A night at Riviera can begin and end at the brass bar — a half-dozen oysters, white fish caviar with crème fraîche and crumpets, a Negroni turned one of several ways — without the dining room ever entering into it. The bar runs nearly the length of a restored nineteenth-century banking hall on Sparks Street, in the core of downtown Ottawa, and it carries a full meal as readily as a first round. The open kitchen, the high ceilings, the brass and stone all belong to the building's first life; the cooking and the cocktails belong to its second. Downstairs, the old bank vault now seats a private dinner.
The menu reads seafood-first, and it rewards being ordered that way. The raw bar is the anchor — a Seafood Tower built for the middle of the table in two sizes, oysters with mignonette and horseradish, beef tartare classique under shaved truffle and potato chips. The starters keep the seafood lean — razor clam with chili-mint chutney, sea scallops in a light chowder scented with kaffir lime — alongside spring asparagus with Madeira and morels. From there the kitchen moves through pasta with intent: Lobster Spaghetti, ricotta gnocchi finished with shaved Périgord truffle, pappardelle with oxtail ragout and Parmigiano Vacche Rosse. The mains hold a line between indulgence and restraint — lacquered king salmon over chargrilled radicchio, a dry-aged striploin with pomme aligot, and, for the table that wants one familiar thing, the RIV Burger. Mushrooms on toast, dressed with shaved truffle and an egg, bridges the raw bar and the pasta as well as any starter on the menu.

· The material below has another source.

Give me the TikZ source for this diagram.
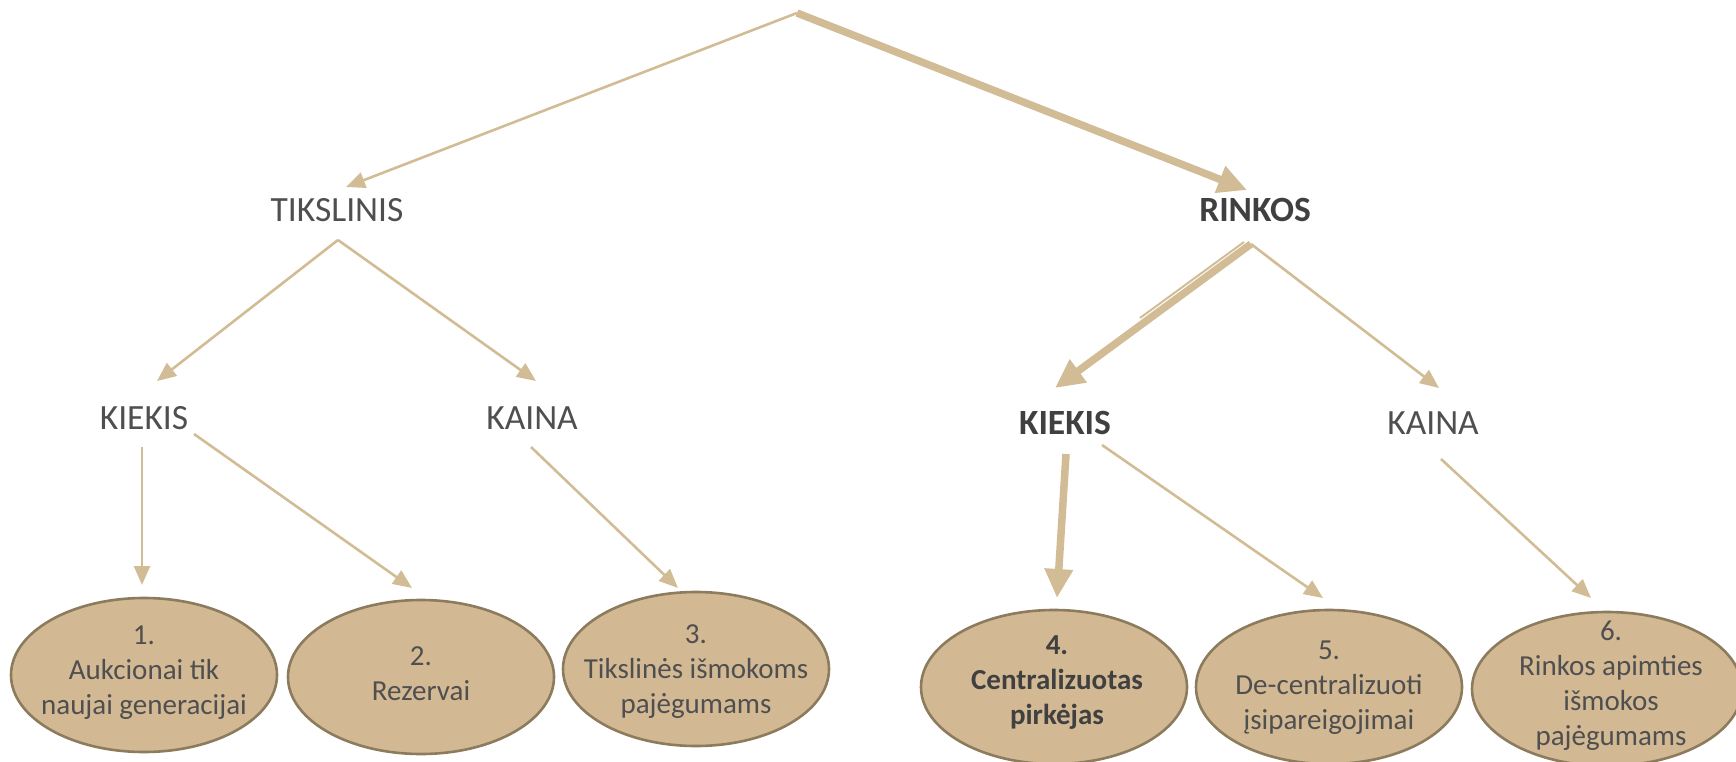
\documentclass[tikz,border=0pt]{standalone}
\usepackage{fontspec}
\setmainfont{Carlito}
\usetikzlibrary{shapes.geometric,arrows.meta,calc}
\definecolor{tan}{HTML}{D2BC95}
\definecolor{efill}{HTML}{D2B994}
\definecolor{edraw}{HTML}{8C7B5C}
\definecolor{txt}{HTML}{4F4F4F}
\definecolor{txtb}{HTML}{404040}
\tikzset{
  lbl/.style={text=txt,inner sep=0pt,font=\fontsize{35.5}{42}\selectfont},
  lblb/.style={text=txtb,inner sep=0pt,font=\fontsize{35.5}{42}\selectfont\bfseries},
  oval/.style={ellipse,draw=edraw,fill=efill,line width=2.6pt,inner sep=0pt,
    minimum width=266pt,minimum height=154pt},
  otext/.style={align=center,text=txt,inner sep=0pt,font=\fontsize{29}{35}\selectfont},
  otextb/.style={otext,text=txtb,font=\fontsize{29}{35}\selectfont\bfseries},
  thin/.style={draw=tan,line width=2.6pt,-{Triangle[length=19pt,width=16pt]}},
  thick/.style={draw=tan,line width=7.5pt,-{Triangle[length=29pt,width=27pt]}},
}
\begin{document}
\begin{tikzpicture}[x=1pt,y=-1pt]
\useasboundingbox (0,0) rectangle (1736,762);
% labels
\node[lbl]  (tiks) at (337,210) {TIKSLINIS};
\node[lblb] (rink) at (1255,210) {RINKOS};
\node[lbl]  (kiekL) at (144,418) {KIEKIS};
\node[lbl]  (kainL) at (532,418) {KAINA};
\node[lblb] (kiekR) at (1065,423) {KIEKIS};
\node[lbl]  (kainR) at (1433,423) {KAINA};
% ovals
\node[oval] (e1) at (144,675) {};
\node[oval] (e2) at (421,677) {};
\node[oval] (e3) at (696,669) {};
\node[oval] (e4) at (1054,687) {};
\node[oval] (e5) at (1329,687) {};
\node[oval,minimum width=270pt] (e6) at (1607,689) {};
\node[otext]  (x1) at (144,673) {1.\\Aukcionai tik\\naujai generacijai};
\node[otext]  (x2) at (421,674) {2.\\Rezervai};
\node[otext]  (x3) at (696,672) {3.\\Tikslinės išmokoms\\pajėgumams};
\node[otextb] (x4) at (1057,683) {4.\\Centralizuotas\\pirkėjas};
\node[otext]  (x5) at (1329,688) {5.\\De-centralizuoti\\įsipareigojimai};
\node[otext]  (x6) at (1611,686) {6.\\Rinkos apimties\\išmokos\\pajėgumams};
% connector points
\coordinate (root) at (797,13);
\coordinate (tA) at (338,240);
\coordinate (rA) at (1251,244);
\coordinate (rA2) at (1244,242);
\coordinate (rMid) at (1140,318);
\coordinate (kLv) at (142,447);
\coordinate (kLd) at (194,434);
\coordinate (kaL) at (531,447);
\coordinate (kRv) at (1066,454);
\coordinate (kRd) at (1102,445);
\coordinate (kaR) at (1441,459);
\coordinate (tTiks) at (346,187);
\coordinate (tRink) at (1247,190);
\coordinate (tKiekL) at (157,381);
\coordinate (tKainL) at (536,381);
\coordinate (tKiekR) at (1055,388);
\coordinate (tKainR) at (1439,388);
\coordinate (t1) at (142,585);
\coordinate (t2) at (412,588);
\coordinate (t3) at (678,588);
\coordinate (t4) at (1057,598);
\coordinate (t5) at (1323,598);
\coordinate (t6) at (1591,598);
% connectors
\draw[thin] (root) -- (tTiks);
\draw[thick] (root) -- (tRink);
\draw[thin] (tA) -- (tKiekL);
\draw[thin] (tA) -- (tKainL);
\draw[thick] (rA) -- (tKiekR);
\draw[draw=tan,line width=2pt] (rA2) -- (rMid);
\draw[thin] (rA) -- (tKainR);
\draw[thin] (kLv) -- (t1);
\draw[thin] (kLd) -- (t2);
\draw[thin] (kaL) -- (t3);
\draw[thick] (kRv) -- (t4);
\draw[thin] (kRd) -- (t5);
\draw[thin] (kaR) -- (t6);
\end{tikzpicture}
\end{document}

What that range says is that Riviera refines more than it invents. The kitchen takes familiar dishes — a tartare, a steak frites, a burger — and rebuilds them with premium ingredients and a steady hand rather than chasing novelty for its own sake. The cocktail program, run by Stephen Flood, works the same way: classic structure first, the Negroni treated as a form with several variations rather than a single drink. It is serious enough that Riviera landed on Canada's 100 Best list of the country's top restaurant bars in 2025. The open kitchen keeps the discipline in view — seats near the pass turn dinner into something close to theatre without tipping into spectacle.
Matthew Carmichael and Jordan Holley opened Riviera inside the former bank in 2016, and the chef-owner lineage still runs the kitchen. Carmichael built his name across several downtown Ottawa kitchens before this one; Holley works the pass as chef and co-owner. The pairing keeps the food the reason to come rather than a courtesy to the architecture — a point of view a prettier, emptier dining room would have been happy to skip. Sparks Street, a pedestrian stretch a few minutes from Parliament Hill, supplies the rest: a standing audience of downtown dinners, client meals, and milestone nights looking for a setting with some weight to it.
The private spaces extend the same idea. The Banker's office holds a semi-private group, the old vault — billed as the Cellar — takes a smaller party behind closed doors, and the entire banking hall can be bought out for a night. None of it is sold as a deal or a set script; it is the building offering several ways to gather, from a downtown business dinner to an anniversary that wants the full scale of the hall to itself. The kitchen builds those nights around the same shareable spine — a Seafood Tower, Lobster Spaghetti, a steak or two — so a group dinner stays a Riviera dinner rather than a banquet.
The bank was designed, more than a century ago, to make people feel their money was safe behind all that stone. Riviera has spent its second life proving a different point: that an ambitious kitchen and a serious bar can fill a grand room and keep it warm. The grandeur arrives free, handed over at the door. The cooking and the cocktails are what keep the place from coasting on it.